= Zuasti =

Village in Navarre, Spain

Zuasti is a residential area located in Navarre. It belongs to the municipality of Iza where it has its city council. The village is located 10.9 km away from Pamplona, the capital of the province. From Zuasti, you can reach Pamplona either with the public bus (several bus stops within the city of Pamplona) or by car. You can also follow bike routes. Zuasti is also 45 minutes away from the beaches in the province of Guipuzcoa and one hour and half from the ski slopes of Astún, Candanchú o Formigal. France is also an hour away.

According to the 2019 report from the INE (Spanish national statistics institute, INE in Spanish) it has 487 inhabitants registered with an average income of 34.207,81 surpassing every other area in Navarre.

Currently, there are two residential areas within the village: Zuasti and Larrache. Additionally, the village holds a country club called Club de Campo Señorio de Zuasti that has an 18-hole golf course, tennis and padel courts, a soccer/rugby field, indoor and outdoor pools, a txikipark, a large oak grove and wood cabins for kids' camps. There is also a public nursery school, a historical church (Iglesia de San Andrés) and a rest area that serves the Autopista de Navarra (AP-15). Its most famous building is the Zuasti Palace from the XV century that was restored at the end of the 20th century. At present, is home to a bar, restaurant and the social club.
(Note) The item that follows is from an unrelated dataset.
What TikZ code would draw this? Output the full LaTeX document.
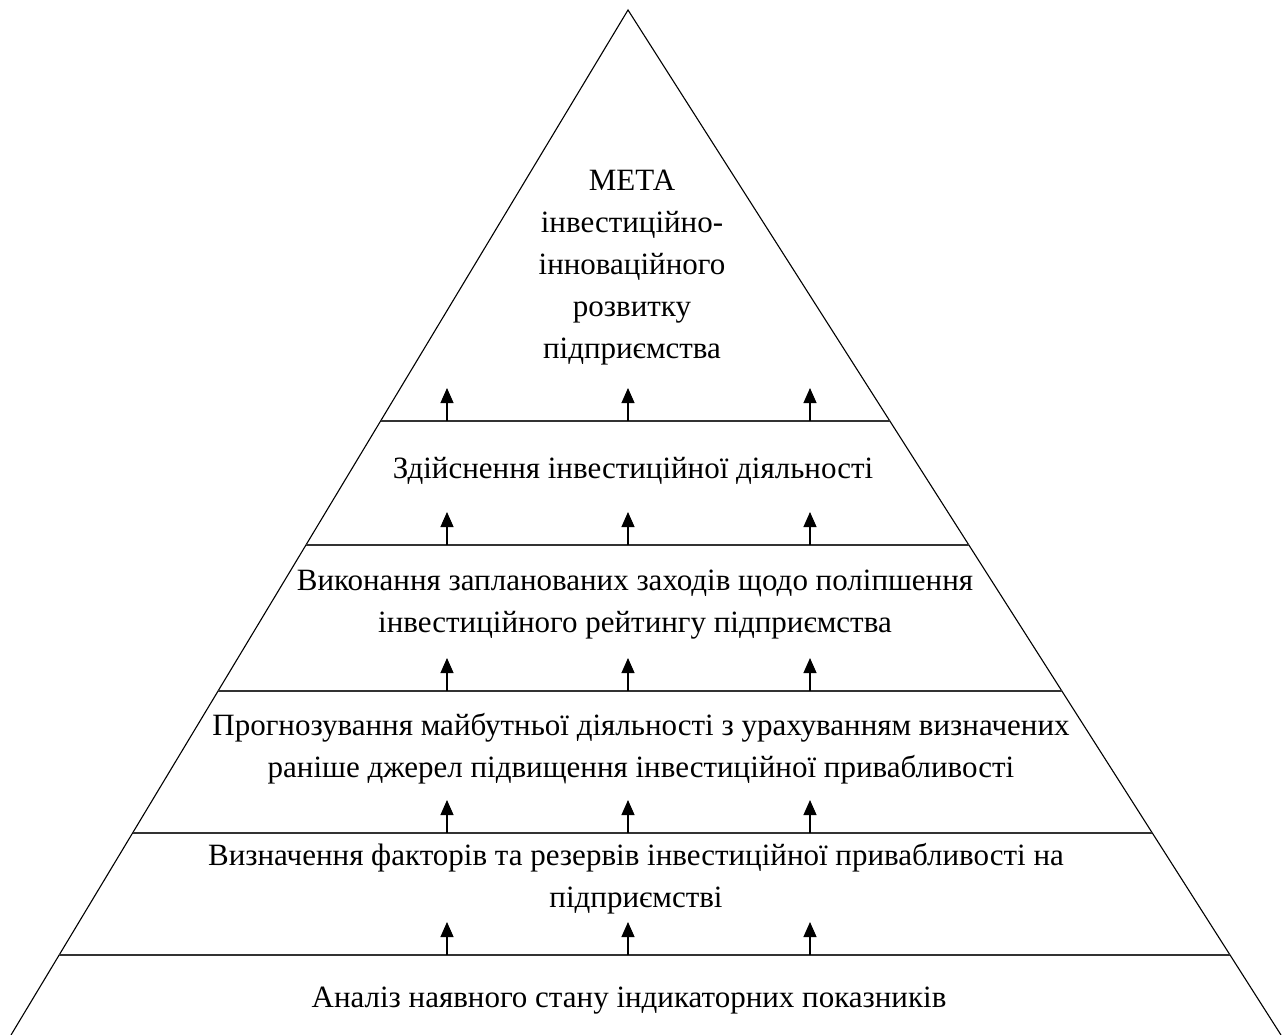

The local festivities are held on the weekend closest to September 29th and they honor its saint patron San Miguel. The fiestas include the launch of the Txupinazo, lunch cooked by the different parties in the oak grove followed by music until late at night. People of all ages participate in the celebrations. A small fair is installed for a couple of weeks as well as inflatable castles.